Matthew 7:21-23 is a picture of the Final Judgment. Note particularly who’s protesting their death sentence: Religious people! Earnest people! People who have performed “mighty works” while speaking God’s name! These are people who thought for sure that they knew what God wanted, but (and this is a huge but) there is a difference between their understanding of pleasing God, and God’s understanding of being pleased. With this in view, shouldn’t all “godly” people drop everything, and try to get a handle on what God means by “but the one who does the will of my Father”? What is God’s will concerning entrance to heaven? Let’s let Jesus clarify.

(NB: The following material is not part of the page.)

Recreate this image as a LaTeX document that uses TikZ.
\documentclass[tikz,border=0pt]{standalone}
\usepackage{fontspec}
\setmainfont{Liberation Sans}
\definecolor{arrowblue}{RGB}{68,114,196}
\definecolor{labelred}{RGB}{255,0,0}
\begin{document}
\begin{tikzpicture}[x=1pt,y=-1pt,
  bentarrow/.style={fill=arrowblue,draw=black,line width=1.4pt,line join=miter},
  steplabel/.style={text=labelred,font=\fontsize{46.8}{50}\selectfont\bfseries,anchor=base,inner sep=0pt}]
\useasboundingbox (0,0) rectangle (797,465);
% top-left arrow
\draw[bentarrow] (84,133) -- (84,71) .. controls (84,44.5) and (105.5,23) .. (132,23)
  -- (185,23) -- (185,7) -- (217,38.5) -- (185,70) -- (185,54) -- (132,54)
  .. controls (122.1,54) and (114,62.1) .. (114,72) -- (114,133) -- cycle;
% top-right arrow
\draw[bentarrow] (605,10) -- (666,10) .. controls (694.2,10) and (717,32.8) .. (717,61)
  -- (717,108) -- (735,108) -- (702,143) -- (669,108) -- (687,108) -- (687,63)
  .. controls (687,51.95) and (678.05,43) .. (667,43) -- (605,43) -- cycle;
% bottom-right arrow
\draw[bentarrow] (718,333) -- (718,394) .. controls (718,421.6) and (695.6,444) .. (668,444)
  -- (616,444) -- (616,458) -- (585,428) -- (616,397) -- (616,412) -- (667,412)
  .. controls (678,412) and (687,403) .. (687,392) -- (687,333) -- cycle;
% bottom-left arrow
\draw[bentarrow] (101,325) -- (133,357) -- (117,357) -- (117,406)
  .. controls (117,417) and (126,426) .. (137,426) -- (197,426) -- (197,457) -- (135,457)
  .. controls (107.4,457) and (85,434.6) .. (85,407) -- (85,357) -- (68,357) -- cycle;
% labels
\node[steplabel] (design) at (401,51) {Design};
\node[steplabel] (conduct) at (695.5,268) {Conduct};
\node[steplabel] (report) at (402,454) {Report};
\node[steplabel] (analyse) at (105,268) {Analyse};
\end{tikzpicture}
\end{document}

“For this is the will of my Father, that everyone who looks on the Son and believes in him should have eternal life…” (John 6:40, ESV).
Note well that there’s nothing about doing good-works in this verse; it’s all about belief. Believe on the Son, Jesus Christ, and you’ll have eternal life. But what does God mean by believe?

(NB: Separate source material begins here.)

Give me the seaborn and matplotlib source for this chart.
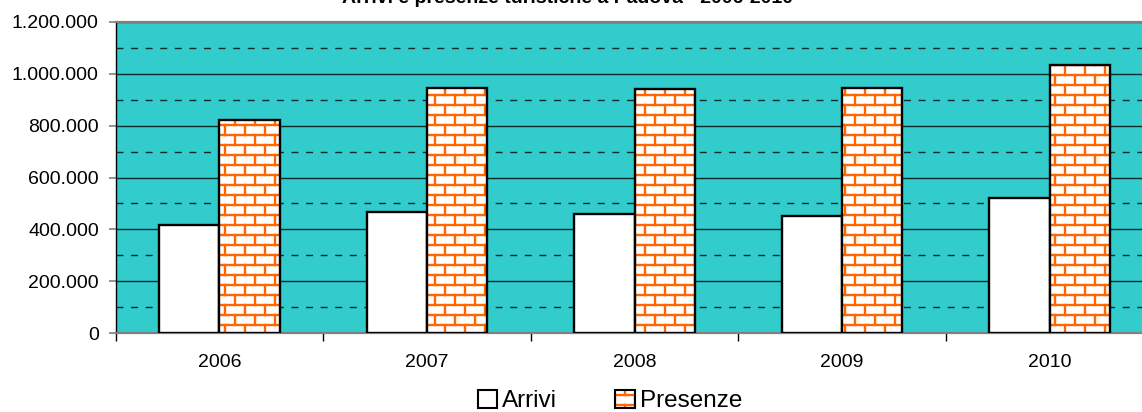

To truly believe, we must find the true Jesus. And by the true Jesus, I mean find the complete Jesus. Believing that Jesus was a great man or that he was a great moral teacher might sound like belief-enough, but those beliefs are false! They are partial-by-design; they have become euphemisms for Jesus-is-not-God or Jesus-does-not-save-because-no-one-really-needs-saving. The Bible clearly teaches that Jesus was God—and that man is not! Since man is not, he needs saving. One cannot find the true Jesus by ignoring the Bible.
The Bible also teaches that Jesus is the only one who saves, but this has implications in logic that fly over people's heads. Even among people who identify themselves as Evangelicals, a majority states that there are other ways to heaven. Sorry. Logic tells us that adding a wrong answer to a right answer makes the right answer wrong. Since the Bible teaches that Jesus is the only path, he needs no help of any stripe—no Buddha, no Mary or no life of sacrifice.

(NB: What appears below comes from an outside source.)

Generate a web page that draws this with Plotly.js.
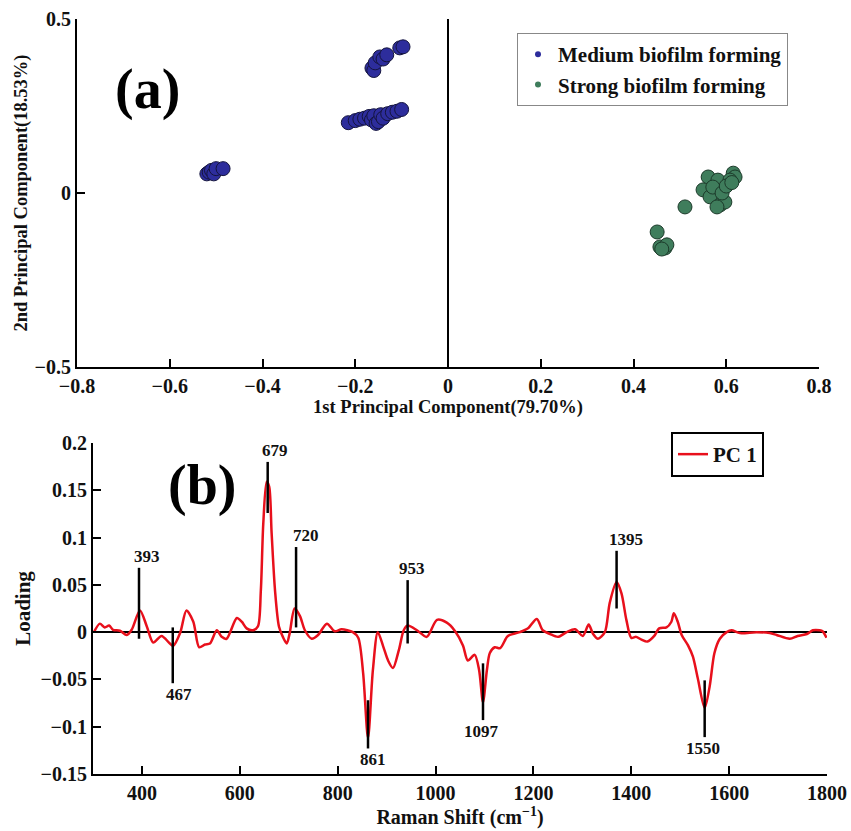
<!DOCTYPE html>
<html>
<head>
<meta charset="utf-8">
<script src="https://cdn.plot.ly/plotly-3.0.1.min.js"></script>
<style>
html,body{margin:0;padding:0;background:#fff;}
#chart{width:851px;height:831px;}
#chart g.xtick text, #chart g.ytick text, #chart g.x2tick text, #chart g.y2tick text { font-weight: bold !important; }
</style>
</head>
<body>
<div id="chart"></div>
<script>
// ---------- (a) PCA scores ----------
const mediumPC1 = [-0.52, -0.515, -0.51, -0.505, -0.50, -0.485,
  -0.164, -0.16, -0.157, -0.147, -0.14, -0.132, -0.104, -0.097,
  -0.215, -0.20, -0.19, -0.18, -0.17, -0.165, -0.16, -0.155, -0.15, -0.145, -0.14, -0.13, -0.12, -0.11, -0.10];
const mediumPC2 = [0.055, 0.06, 0.065, 0.055, 0.07, 0.07,
  0.359, 0.352, 0.374, 0.391, 0.385, 0.397, 0.417, 0.420,
  0.202, 0.208, 0.212, 0.215, 0.22, 0.21, 0.222, 0.20, 0.205, 0.225, 0.215, 0.228, 0.232, 0.235, 0.24];
const strongPC1 = [0.561, 0.582, 0.615, 0.619, 0.55, 0.565, 0.587, 0.597, 0.608, 0.571, 0.591, 0.58, 0.60, 0.612,
  0.511, 0.451, 0.457, 0.468, 0.472, 0.461];
const strongPC2 = [0.046, 0.037, 0.057, 0.046, 0.009, -0.011, -0.034, -0.026, 0.037, 0.017, 0.0, -0.040, 0.02, 0.03,
  -0.040, -0.112, -0.155, -0.158, -0.149, -0.161];
const groupNames = ['Medium biofilm forming', 'Strong biofilm forming'];
const pc1Ticks = [-0.8, -0.6, -0.4, -0.2, 0, 0.2, 0.4, 0.6, 0.8];
const pc2Ticks = [-0.5, 0, 0.5];

// ---------- (b) PC1 loading ----------
const ramanShift = [302, 314, 324, 333, 341, 355, 369, 379, 396, 410, 423, 440, 457, 464, 478, 491, 505, 517, 529, 539,
  553, 563, 573, 594, 604, 614, 627, 637, 643, 648, 655, 660, 665, 672, 680, 688, 696, 702, 712, 723,
  733, 747, 760, 778, 794, 808, 831, 842, 852, 862, 872, 882, 893, 903, 913, 925, 935, 943, 962, 982,
  1003, 1023, 1040, 1056, 1066, 1080, 1089, 1097, 1105, 1111, 1121, 1132, 1146, 1152, 1172, 1189, 1207, 1219, 1234, 1250,
  1268, 1285, 1301, 1313, 1322, 1332, 1346, 1356, 1370, 1380, 1390, 1400, 1410, 1421, 1433, 1447, 1457, 1472, 1482, 1487,
  1495, 1503, 1516, 1526, 1536, 1550, 1560, 1570, 1581, 1595, 1605, 1622, 1656, 1683, 1697, 1724, 1740, 1759, 1771, 1785, 1791, 1799];
const loading = [0.000, 0.009, 0.005, 0.007, 0.0025, 0.0015, -0.003, 0.0025, 0.023, 0.006, -0.011, -0.004, -0.012, -0.0145, -0.001, 0.023, 0.011, -0.016, -0.013, -0.012,
  0.002, -0.005, -0.007, 0.015, 0.011, 0.004, 0.002, 0.006, 0.044, 0.115, 0.159, 0.154, 0.105, 0.044, 0.006, -0.005, -0.012, -0.001, 0.025, 0.017,
  0.002, -0.007, -0.003, 0.009, 0.001, 0.003, 0.000, -0.006, -0.043, -0.112, -0.040, 0.000, -0.015, -0.030, -0.038, -0.019, 0.002, 0.007, 0.002, -0.005,
  0.013, 0.010, 0.001, -0.014, -0.030, -0.024, -0.040, -0.074, -0.040, -0.022, -0.016, -0.017, -0.005, -0.003, 0.000, 0.004, 0.014, 0.002, -0.002, -0.005,
  0.000, 0.003, -0.004, 0.008, -0.002, -0.007, 0.000, 0.031, 0.053, 0.041, 0.013, -0.006, -0.005, -0.008, -0.010, -0.004, 0.004, 0.005, 0.011, 0.020,
  0.011, -0.003, -0.014, -0.026, -0.049, -0.080, -0.058, -0.022, -0.007, 0.000, 0.002, -0.001, 0.000, -0.001, -0.003, -0.007, -0.004, -0.002, 0.002, 0.002, 0.001, -0.006];
const shiftTicks = [400, 600, 800, 1000, 1200, 1400, 1600, 1800];
const loadingTicks = [-0.15, -0.1, -0.05, 0, 0.05, 0.1, 0.15, 0.2];

// peak markers
const peakLabels = ['393', '467', '679', '720', '861', '953', '1097', '1395', '1550'];
const peakPos    = [394, 463, 657, 715, 862, 943, 1097, 1370, 1550];
const peakLow    = [-0.007, -0.054, 0.126, 0.005, -0.123, -0.012, -0.093, 0.025, -0.111];
const peakHigh   = [0.068, 0.005, 0.180, 0.090, -0.072, 0.055, -0.033, 0.086, -0.051];
const labelX     = [410, 476, 672, 735, 873, 951, 1093, 1390, 1546];
const labelSide  = ['above', 'below', 'above', 'above', 'below', 'above', 'below', 'above', 'below'];

const serif = 'Liberation Serif, Times New Roman, serif';
const bold = s => '<b>' + s + '</b>';
const fmt = v => String(Math.round(v * 100) / 100).replace('-', '\u2212');

const peakX = [], peakY = [];
peakPos.forEach((p, i) => { peakX.push(p, p, null); peakY.push(peakLow[i], peakHigh[i], null); });

const traces = [
  {x: mediumPC1, y: mediumPC2, type: 'scatter', mode: 'markers', xaxis: 'x', yaxis: 'y', showlegend: false,
   marker: {size: 14, color: '#2d2d9c', line: {color: '#14143e', width: 1}}},
  {x: strongPC1, y: strongPC2, type: 'scatter', mode: 'markers', xaxis: 'x', yaxis: 'y', showlegend: false,
   marker: {size: 14, color: '#3f7d5c', line: {color: '#1c3a2a', width: 1}}},
  {x: [null], y: [null], type: 'scatter', mode: 'markers', xaxis: 'x', yaxis: 'y', name: bold(groupNames[0]),
   marker: {size: 6, color: '#2d2d9c'}, legend: 'legend'},
  {x: [null], y: [null], type: 'scatter', mode: 'markers', xaxis: 'x', yaxis: 'y', name: bold(groupNames[1]),
   marker: {size: 6, color: '#3f7d5c'}, legend: 'legend'},
  {x: ramanShift, y: loading, type: 'scatter', mode: 'lines', xaxis: 'x2', yaxis: 'y2', name: bold('PC 1'),
   line: {color: '#e8101c', width: 2.5, shape: 'spline', smoothing: 0.8}, legend: 'legend2'},
  {x: peakX, y: peakY, type: 'scatter', mode: 'lines', xaxis: 'x2', yaxis: 'y2', showlegend: false,
   line: {color: '#000', width: 2.5}, connectgaps: false}
];

const annotations = peakLabels.map((t, i) => ({
  xref: 'x2', yref: 'y2', x: labelX[i], y: labelSide[i] === 'above' ? peakHigh[i] : peakLow[i],
  text: bold(t), showarrow: false, xanchor: 'center',
  yanchor: labelSide[i] === 'above' ? 'bottom' : 'top',
  font: {family: serif, size: 17, color: '#111'}
}));
annotations.push({xref: 'paper', yref: 'paper', x: 147 / 851, y: 1 - 90 / 831, text: bold('(a)'), showarrow: false,
  xanchor: 'center', yanchor: 'middle', font: {family: serif, size: 56, color: '#000'}});
annotations.push({xref: 'paper', yref: 'paper', x: 202 / 851, y: 1 - 485 / 831, text: bold('(b)'), showarrow: false,
  xanchor: 'center', yanchor: 'middle', font: {family: serif, size: 56, color: '#000'}});

const axisCommon = {
  showgrid: false, showline: true, linecolor: '#000', linewidth: 2,
  ticks: 'inside', ticklen: 8, tickwidth: 2, tickcolor: '#000', mirror: false,
  tickmode: 'array',
  tickfont: {family: serif, size: 20, color: '#111', weight: 700}
};

const layout = {
  width: 851, height: 831,
  margin: {l: 0, r: 0, t: 0, b: 0},
  paper_bgcolor: '#fff', plot_bgcolor: '#fff',
  font: {family: serif, color: '#111'},
  xaxis: Object.assign({}, axisCommon, {
    domain: [77 / 851, 819 / 851], anchor: 'y', range: [-0.8, 0.8],
    tickvals: pc1Ticks, ticktext: pc1Ticks.map(fmt),
    zeroline: true, zerolinecolor: '#000', zerolinewidth: 2,
    title: {text: bold('1st Principal Component(79.70%)'), font: {family: serif, size: 18.5, color: '#111'}, standoff: 2}
  }),
  yaxis: Object.assign({}, axisCommon, {
    domain: [1 - 367 / 831, 1 - 19 / 831], anchor: 'x', range: [-0.5, 0.5],
    tickvals: pc2Ticks, ticktext: pc2Ticks.map(fmt),
    zeroline: false,
    title: {text: bold('2nd Principal Component(18.53%)'), font: {family: serif, size: 18.5, color: '#111'}, standoff: 2}
  }),
  xaxis2: Object.assign({}, axisCommon, {
    domain: [93 / 851, 827 / 851], anchor: 'y2', range: [300, 1800],
    tickvals: shiftTicks, ticktext: shiftTicks.map(fmt),
    zeroline: false,
    title: {text: bold('Raman Shift (cm<sup>−1</sup>)'), font: {family: serif, size: 20, color: '#111'}, standoff: 3}
  }),
  yaxis2: Object.assign({}, axisCommon, {
    domain: [1 - 774 / 831, 1 - 443 / 831], anchor: 'x2', range: [-0.15, 0.2],
    tickvals: loadingTicks, ticktext: loadingTicks.map(fmt),
    zeroline: true, zerolinecolor: '#000', zerolinewidth: 2,
    title: {text: bold('Loading'), font: {family: serif, size: 21, color: '#111'}, standoff: 4}
  }),
  legend: {x: 517 / 851, y: 1 - 33 / 831, xanchor: 'left', yanchor: 'top', bgcolor: '#fff',
    bordercolor: '#888', borderwidth: 1, font: {family: serif, size: 21, color: '#111'},
    itemwidth: 30, tracegroupgap: 0},
  legend2: {x: 671 / 851, y: 1 - 432 / 831, xanchor: 'left', yanchor: 'top', bgcolor: '#fff',
    bordercolor: '#000', borderwidth: 2, font: {family: serif, size: 21, color: '#111'}, itemwidth: 30},
  annotations: annotations
};

Plotly.newPlot('chart', traces, layout, {displayModeBar: false, staticPlot: true});
</script>
</body>
</html>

Few would argue against Mother Teresa being the poster-girl for good-works. She lived a life of sacrifice, service to humanity and service to God. But Mother Teresa was a Roman Catholic, so to be saved she would have had to cut through a lot of their aberrant doctrine to touch the real Jesus—the biblically revealed Jesus. I grew up (culturally) Catholic, and it’s my prayer for my Catholic family members that they may connect rightly with the Christ, because it does not matter what church anyone belongs to (or even if they belong to a church at all!), salvation is always the same. A person must rely on the biblically revealed Jesus Christ for salvation, by applying the biblically revealed method of faith. And faith is that which stands alone, apart from works. Yes, works should follow…but they should never lead.
I hang my children’s art on the refrigerator, not because they create objectively wonderful works, but because they are my children. And, because they are my children, their pictures are worthy. That’s exactly how God works. When his children do good works (which may not be judged as worthy by any onlookers), he hangs them on his refrigerator of all eternity, and because they are his children, those good-works are deemed worthy. But what of the “great works” done by other children?
Other is the operative word. Other children have other families. So, no matter how objectively wonderful the works of other children may be (and even if they put my family’s name on them), I will not hang them on my refrigerator. These children are not of my family, so none of their works are worthy. And so it is with God. Although we who are his children get to hang our works on his fridge, other children may not—even if their works look spectacular, and even if they were done in his name. It’s the family’s fridge. Others be gone.
So, if Mother Teresa was able to see through to the real Jesus, if she was born again into God’s family, then her great works will hang on the refrigerator of all eternity. If not…well, read Matthew 7:21-23 again. Sorry.